Mick Flanagan lives with a ghost. It’s been three years since Alfie died, the man who, like the hero in a story, whisked Mick away from the control of his overbearing mother and showed him what love between two men could be. For three years, they were lovers. Three years where Mick was cared for, wanted, comfortable, and safe until Alfie died. Now Mick lives in their flat, merely existing. Waking, dressing, going to work and coming home, and waiting until it’s time to wake up again. All of that changes when Ceri Llewellyn saunters his way into Mick’s life.

Ceri’s wandered through life following a dream he isn’t sure is even his any more. For so long, he’s wanted to be a professional skateboarder, but it’s time to face the facts. He isn’t going to make it. There’s no big break for him just around the corner, no super-stardom. But maybe, just maybe, there’s still a chance for a great love affair? The night guard at one of the buildings he services filling up vending machines has a befuddled charm that Ceri can’t help but respond to.

It’s a love triangle, and a love tangle, that will require patience and understanding as Ceri and Mick have to face Alfie and the fact that, maybe, Mick isn’t yet ready to move on.

Mick was raised by a mother with severe emotional and mental issues. She home schooled him, restricted him, controlled him, and tried to scare him into obedience, citing a great big world of threats and dangers. When shy, insecure, naive Mick met Alfie at age 18, it was as if the sun came out of the clouds. Alfie freed him from his mother and showed him a life worth living. Unfortunately, Alfie was just another person who wanted to control him, to dictate his life into a pattern that fit Alfie’s desires, and Mick, not knowing any better, went along with it. What else could he have done? He went from his mother — who told him to never darken her doorstop again once he came out to her as gay — to doing what Alfie wanted, to being a broken shell of a man with no one to take care of him.

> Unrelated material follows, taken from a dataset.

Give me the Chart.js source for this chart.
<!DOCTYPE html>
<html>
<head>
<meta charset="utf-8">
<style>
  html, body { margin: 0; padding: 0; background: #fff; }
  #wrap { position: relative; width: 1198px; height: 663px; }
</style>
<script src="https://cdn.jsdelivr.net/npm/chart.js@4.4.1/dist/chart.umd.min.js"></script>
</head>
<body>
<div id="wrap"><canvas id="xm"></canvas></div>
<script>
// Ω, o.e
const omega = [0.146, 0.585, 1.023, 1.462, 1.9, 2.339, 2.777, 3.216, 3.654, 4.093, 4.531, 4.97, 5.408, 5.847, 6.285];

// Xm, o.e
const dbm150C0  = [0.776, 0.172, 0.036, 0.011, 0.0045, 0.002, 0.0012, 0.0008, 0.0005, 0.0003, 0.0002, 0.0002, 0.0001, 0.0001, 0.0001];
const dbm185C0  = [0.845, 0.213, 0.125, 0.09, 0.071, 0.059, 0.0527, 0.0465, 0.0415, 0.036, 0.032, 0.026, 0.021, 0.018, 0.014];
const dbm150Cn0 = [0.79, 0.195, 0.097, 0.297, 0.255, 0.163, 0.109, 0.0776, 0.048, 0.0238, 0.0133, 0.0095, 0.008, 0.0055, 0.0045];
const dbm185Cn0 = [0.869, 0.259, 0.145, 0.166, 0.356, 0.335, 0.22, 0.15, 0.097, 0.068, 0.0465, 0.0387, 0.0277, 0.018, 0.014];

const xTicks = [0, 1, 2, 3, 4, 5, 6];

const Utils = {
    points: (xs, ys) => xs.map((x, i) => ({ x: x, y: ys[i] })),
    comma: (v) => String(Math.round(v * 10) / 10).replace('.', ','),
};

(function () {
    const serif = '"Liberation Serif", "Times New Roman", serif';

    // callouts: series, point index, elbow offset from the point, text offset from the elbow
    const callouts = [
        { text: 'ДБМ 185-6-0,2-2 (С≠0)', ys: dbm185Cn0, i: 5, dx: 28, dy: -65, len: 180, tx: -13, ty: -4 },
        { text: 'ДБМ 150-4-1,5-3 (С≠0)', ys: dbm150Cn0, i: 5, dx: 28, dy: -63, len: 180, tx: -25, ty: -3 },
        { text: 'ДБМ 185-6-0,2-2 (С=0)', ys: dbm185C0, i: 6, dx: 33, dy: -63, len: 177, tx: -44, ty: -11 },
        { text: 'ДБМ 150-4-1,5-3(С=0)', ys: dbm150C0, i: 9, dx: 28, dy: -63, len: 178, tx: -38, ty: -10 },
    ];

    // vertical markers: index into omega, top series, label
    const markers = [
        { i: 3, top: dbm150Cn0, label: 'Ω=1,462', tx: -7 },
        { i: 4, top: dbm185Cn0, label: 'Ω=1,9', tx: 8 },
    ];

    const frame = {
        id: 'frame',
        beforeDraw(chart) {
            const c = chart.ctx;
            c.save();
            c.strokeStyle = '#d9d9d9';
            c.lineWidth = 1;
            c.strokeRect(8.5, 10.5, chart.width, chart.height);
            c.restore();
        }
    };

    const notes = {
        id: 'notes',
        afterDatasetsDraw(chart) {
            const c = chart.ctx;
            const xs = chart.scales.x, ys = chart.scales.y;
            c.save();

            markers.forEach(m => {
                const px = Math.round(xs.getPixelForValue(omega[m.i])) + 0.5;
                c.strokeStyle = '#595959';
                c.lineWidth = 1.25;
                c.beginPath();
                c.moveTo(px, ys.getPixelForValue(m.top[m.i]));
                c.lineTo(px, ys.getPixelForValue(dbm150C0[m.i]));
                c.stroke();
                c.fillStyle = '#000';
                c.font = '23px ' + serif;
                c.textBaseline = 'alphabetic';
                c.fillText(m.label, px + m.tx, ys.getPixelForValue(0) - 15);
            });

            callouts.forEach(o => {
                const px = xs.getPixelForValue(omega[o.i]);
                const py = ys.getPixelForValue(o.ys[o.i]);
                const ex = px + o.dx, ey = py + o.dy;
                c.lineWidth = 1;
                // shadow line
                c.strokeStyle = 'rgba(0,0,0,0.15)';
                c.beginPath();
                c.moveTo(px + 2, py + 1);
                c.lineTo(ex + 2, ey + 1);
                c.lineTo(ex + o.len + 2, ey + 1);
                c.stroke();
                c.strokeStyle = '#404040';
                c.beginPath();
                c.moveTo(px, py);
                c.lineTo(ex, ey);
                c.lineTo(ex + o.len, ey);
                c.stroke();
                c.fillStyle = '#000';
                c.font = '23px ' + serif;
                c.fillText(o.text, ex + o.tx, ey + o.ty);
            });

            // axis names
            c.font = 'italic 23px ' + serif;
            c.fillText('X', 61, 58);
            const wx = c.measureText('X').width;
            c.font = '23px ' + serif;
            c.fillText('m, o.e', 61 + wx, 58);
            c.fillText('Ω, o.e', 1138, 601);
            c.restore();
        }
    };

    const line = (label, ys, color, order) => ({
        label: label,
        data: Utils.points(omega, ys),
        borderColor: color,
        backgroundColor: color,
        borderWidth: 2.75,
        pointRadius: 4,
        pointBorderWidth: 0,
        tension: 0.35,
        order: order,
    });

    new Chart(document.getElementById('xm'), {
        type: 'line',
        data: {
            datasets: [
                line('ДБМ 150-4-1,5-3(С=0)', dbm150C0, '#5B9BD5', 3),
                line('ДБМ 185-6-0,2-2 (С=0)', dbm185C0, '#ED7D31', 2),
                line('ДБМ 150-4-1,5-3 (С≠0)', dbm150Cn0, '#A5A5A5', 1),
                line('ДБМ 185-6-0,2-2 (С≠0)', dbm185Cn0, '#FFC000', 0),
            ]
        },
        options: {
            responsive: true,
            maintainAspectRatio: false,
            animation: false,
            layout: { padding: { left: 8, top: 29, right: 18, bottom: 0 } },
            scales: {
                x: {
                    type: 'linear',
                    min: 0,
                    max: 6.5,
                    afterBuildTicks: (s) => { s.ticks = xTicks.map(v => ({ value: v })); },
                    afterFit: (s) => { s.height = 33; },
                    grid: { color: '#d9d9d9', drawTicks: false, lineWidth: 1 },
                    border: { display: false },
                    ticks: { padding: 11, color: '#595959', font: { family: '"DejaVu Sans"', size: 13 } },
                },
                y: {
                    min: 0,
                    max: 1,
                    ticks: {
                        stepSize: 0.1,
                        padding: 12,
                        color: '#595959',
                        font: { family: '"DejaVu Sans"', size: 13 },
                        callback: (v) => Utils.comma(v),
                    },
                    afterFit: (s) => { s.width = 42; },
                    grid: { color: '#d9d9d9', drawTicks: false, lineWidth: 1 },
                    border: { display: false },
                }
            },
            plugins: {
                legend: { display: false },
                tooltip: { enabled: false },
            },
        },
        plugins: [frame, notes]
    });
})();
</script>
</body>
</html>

Ceri is a free spirit, with his ever changing hair and a history of past lovers — and one night stands — that have left him with pleasant memories but not much else. Mick, though, is something different. He’s not as tall, dark, and handsome as Ceri’s own first lover; he’s not bold and dashing, and he’s not Ceri’s usual flavor of the night. But as Ceri is getting older and realizing that he’s not going to be much more than a talented hobbyist as he watches kids younger and better than he is at the skate park, he can’t help but think maybe it’s time for a change. To step outside his own well-worn rut and look into something different.

This book started out so well, for me, as Ceri and Mick struck up a friendship based on their favorite show, favorite episodes, Mick’s love of a man in a flashy coat, and Ceri’s natural charm. Their cautious steps into dating, into a relationship, worked and worked well. The friends who played matchmaker did so to see their friends make new friends. They knew the two would get along, if only they’d give each other a chance, and that very natural and easy introduction and supportive relationship between friends was so well and so lightly done. Even the brief moment of conflict flowed naturally and believably.

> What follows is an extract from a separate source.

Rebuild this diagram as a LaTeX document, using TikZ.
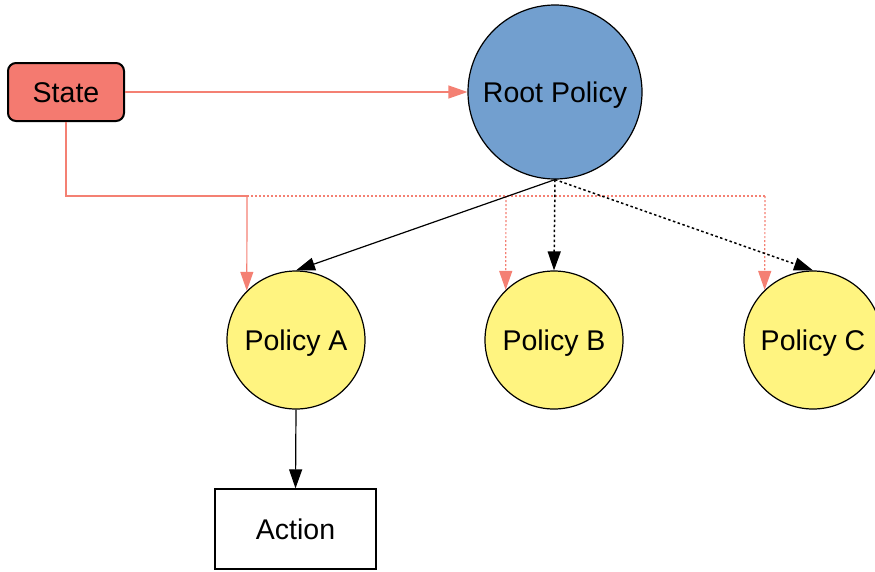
\documentclass[tikz,border=0pt]{standalone}
\usepackage{fontspec}
\setmainfont{Liberation Sans}
\usetikzlibrary{arrows.meta}
\definecolor{salfill}{RGB}{244,122,112}
\definecolor{salline}{RGB}{244,128,115}
\definecolor{rootblue}{RGB}{114,159,207}
\definecolor{polyellow}{RGB}{255,244,128}
\begin{document}
\begin{tikzpicture}[x=1pt,y=-1pt,
  every node/.style={font=\fontsize{28.5}{34}\selectfont, inner sep=0pt, text height=20.4pt, text depth=0pt},
  statebox/.style={draw=black, line width=2pt, fill=salfill, rounded corners=8pt, minimum width=116pt, minimum height=58pt},
  rootcircle/.style={circle, draw=black, line width=1.2pt, fill=rootblue, minimum size=174pt},
  polcircle/.style={circle, draw=black, line width=1.2pt, fill=polyellow, minimum size=138pt},
  actbox/.style={draw=black, line width=1.2pt, fill=white, minimum width=161pt, minimum height=80pt},
  tip/.style={-{Triangle[length=19pt,width=13pt]}},
  salarrow/.style={salline, line width=1.2pt, tip},
  saldot/.style={salline, line width=1.2pt, dash pattern=on 2pt off 2pt},
  blkarrow/.style={black, line width=1.2pt, tip},
  blkdot/.style={black, line width=1.5pt, dash pattern=on 2.5pt off 2.5pt, tip}
]
\useasboundingbox (0,0) rectangle (875,571);
\node[statebox] (state) at (66,92) {State};
\node[rootcircle] (root) at (555,92) {Root Policy};
\node[polcircle] (pa) at (296,340) {Policy A};
\node[polcircle] (pb) at (554,340) {Policy B};
\node[polcircle] (pc) at (813,340) {Policy C};
\node[actbox] (act) at (295.5,529) {Action};
\coordinate (j1) at (247,196);
\coordinate (j2) at (506,196);
\coordinate (j3) at (765,196);
% salmon connectors
\draw[salarrow] (state) -- (root);
\draw[salline, line width=1.2pt] (state.south) |- (j1);
\draw[salarrow] (j1) -- (pa.135);
\draw[saldot] (j1) -- (j3);
\draw[saldot, tip] (j2) -- (pb.134);
\draw[saldot, tip] (j3) -- (pc.134);
% black connectors
\draw[blkarrow] (root.south) -- (pa.north);
\draw[blkdot] (root.south) -- (pb.north);
\draw[blkdot] (root.south) -- (pc.north);
\draw[blkarrow] (pa.south) -- (act.north);
\end{tikzpicture}
\end{document}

And then with a wave of a magic pen, Mick, who has been told what to do by a caretaker figure (mother, Alfie, older work friend, more mature and bossy childhood friend) gets over his problems because he’s told to. He has no agency and makes no decisions for himself; someone simply tells him to get over Alfie and, obediently, he does. And because he obeyed the right people, people who honestly cared about him, it all went well. Which is a shame, because I really liked the first half of this book.

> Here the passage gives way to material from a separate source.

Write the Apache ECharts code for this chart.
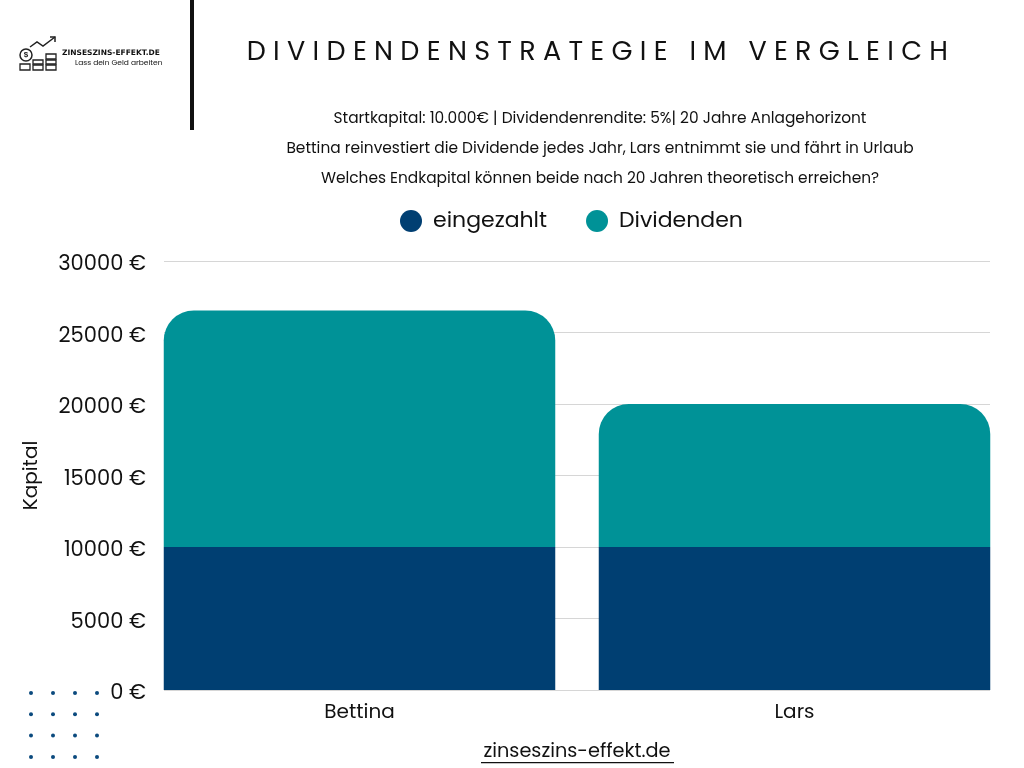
<!DOCTYPE html>
<html><head><meta charset="utf-8">
<script src="https://cdn.jsdelivr.net/npm/echarts@6/dist/echarts.min.js"></script>
<style>html,body{margin:0;padding:0;background:#fff}#c{width:1024px;height:768px}</style>
</head><body><div id="c"></div>
<script>
var categories = ['Bettina', 'Lars'];
var eingezahlt = [10000, 10000];
var dividenden = [16533, 10000];
var yTicks = [0, 5000, 10000, 15000, 20000, 25000, 30000];
var TITLE = 'DIVIDENDENSTRATEGIE IM VERGLEICH';

// letter-spaced title (canvas letterSpacing applied only to the title string)
(function(){
  var proto = CanvasRenderingContext2D.prototype, orig = proto.fillText;
  proto.fillText = function(t, x, y, m){
    if ('letterSpacing' in this) {
      var want = (t === TITLE) ? '7.3px' : '0px';
      if (this.letterSpacing !== want) { this.letterSpacing = want; }
    }
    if (m === undefined) orig.call(this, t, x, y); else orig.call(this, t, x, y, m);
  };
})();

var chart = echarts.init(document.getElementById('c'));
var F = 'Poppins, "Open Sans", "Noto Sans", sans-serif';
var dotChildren = [];
for (var r = 0; r < 4; r++) for (var k = 0; k < 4; k++) {
  dotChildren.push({type:'circle', shape:{cx:31 + k*22, cy:693 + r*21.3, r:2}, style:{fill:'#0b4a7e'}});
}
chart.setOption({
  backgroundColor:'#fff',
  title:[
    {text:TITLE, left:596, top:35, textAlign:'center',
     textStyle:{fontFamily:F, fontSize:27, fontWeight:400, color:'#111'}},
    {text:'Startkapital: 10.000€ | Dividendenrendite: 5%| 20 Jahre Anlagehorizont\nBettina reinvestiert die Dividende jedes Jahr, Lars entnimmt sie und fährt in Urlaub\nWelches Endkapital können beide nach 20 Jahren theoretisch erreichen?',
     left:595, top:99, textAlign:'center',
     textStyle:{fontFamily:F, fontSize:15.4, fontWeight:'normal', color:'#111', lineHeight:30}}
  ],
  legend:{data:['eingezahlt','Dividenden'], top:205, left:395, icon:'circle', itemWidth:22, itemHeight:22, itemGap:39,
    textStyle:{fontFamily:F, fontSize:22, color:'#111', padding:[0,0,0,6]}},
  grid:[
    {left:164, right:34, top:261, bottom:78},
    {left:142, right:12, top:261, bottom:78}
  ],
  xAxis:[
    {type:'category', gridIndex:0, data:categories, show:false},
    {type:'category', gridIndex:1, data:categories, axisLine:{show:false}, axisTick:{show:false},
     axisLabel:{fontFamily:F, fontSize:20, color:'#111', margin:13}}
  ],
  yAxis:[
    {type:'value', gridIndex:0, min:0, max:30000, interval:5000, name:'Kapital', nameLocation:'middle', nameGap:122,
     nameTextStyle:{fontFamily:F, fontSize:20, color:'#111'},
     axisLabel:{formatter:function(v){return '{a|' + v + ' €}';}, margin:18,
       rich:{a:{fontFamily:F, fontSize:21, color:'#111', padding:[8,0,0,0]}}},
     axisLine:{show:false}, axisTick:{show:false}, splitLine:{lineStyle:{color:'#d6d6d6'}}},
    {type:'value', gridIndex:1, min:0, max:30000, interval:5000, show:false, splitLine:{show:false}}
  ],
  series:[
    {name:'eingezahlt', type:'bar', stack:'a', xAxisIndex:1, yAxisIndex:1, data:eingezahlt, barCategoryGap:'10%',
     itemStyle:{color:'#003f72'}},
    {name:'Dividenden', type:'bar', stack:'a', xAxisIndex:1, yAxisIndex:1, data:dividenden, barCategoryGap:'10%',
     itemStyle:{color:'#009297', borderRadius:[30,30,0,0]}}
  ],
  graphic:[
    {type:'rect', shape:{x:190, y:0, width:4, height:130}, style:{fill:'#111'}},
    {type:'group', children:[
      {type:'circle', shape:{cx:26, cy:55, r:6}, style:{fill:'#fff', stroke:'#222', lineWidth:1.5}},
      {type:'text', style:{text:'$', x:26, y:55, align:'center', verticalAlign:'middle', fontSize:8, fontWeight:'bold', fill:'#222'}},
      {type:'polyline', shape:{points:[[30,47],[37,42],[43,46],[55,37]]}, style:{stroke:'#222', lineWidth:1.5, fill:'none'}},
      {type:'polyline', shape:{points:[[50,37],[55,37],[55,42]]}, style:{stroke:'#222', lineWidth:1.5, fill:'none'}},
      {type:'rect', shape:{x:20, y:64, width:10, height:6}, style:{fill:'#fff', stroke:'#222', lineWidth:1.3}},
      {type:'rect', shape:{x:33, y:60, width:10, height:4}, style:{fill:'#fff', stroke:'#222', lineWidth:1.3}},
      {type:'rect', shape:{x:33, y:65, width:10, height:5}, style:{fill:'#fff', stroke:'#222', lineWidth:1.3}},
      {type:'rect', shape:{x:46, y:54, width:10, height:5}, style:{fill:'#fff', stroke:'#222', lineWidth:1.3}},
      {type:'rect', shape:{x:46, y:60, width:10, height:4}, style:{fill:'#fff', stroke:'#222', lineWidth:1.3}},
      {type:'rect', shape:{x:46, y:65, width:10, height:5}, style:{fill:'#fff', stroke:'#222', lineWidth:1.3}},
      {type:'text', style:{text:'ZINSESZINS-EFFEKT.DE', x:62, y:53, verticalAlign:'middle', fontSize:7.5, fontWeight:'bold', fontFamily:'"DejaVu Sans"', fill:'#111'}},
      {type:'text', style:{text:'Lass dein Geld arbeiten', x:75, y:63, verticalAlign:'middle', fontSize:7.5, fontFamily:F, fill:'#111'}}
    ]},
    {type:'group', children:dotChildren},
    {type:'text', style:{text:'zinseszins-effekt.de', x:577, y:752, align:'center', verticalAlign:'middle', fontFamily:F, fontSize:19.3, fill:'#111'}},
    {type:'rect', shape:{x:481, y:762, width:193, height:1.3}, style:{fill:'#111'}}
  ]
});
</script></body></html>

At the end, everything’s coming up roses with an amusing and charming happily ever after for Mick. Ceri, though, seems to exist only to be there for Mick, to be the right partner, the right boyfriend, and the security blanket for Mick’s growth. All in all, I’m left with mixed feelings because the writing is good, the pacing is good, but the story itself left me with such a ‘meh,’ disquieted feeling that I’m going to suggest you pass on this one and maybe, instead, look to one of author’s other works.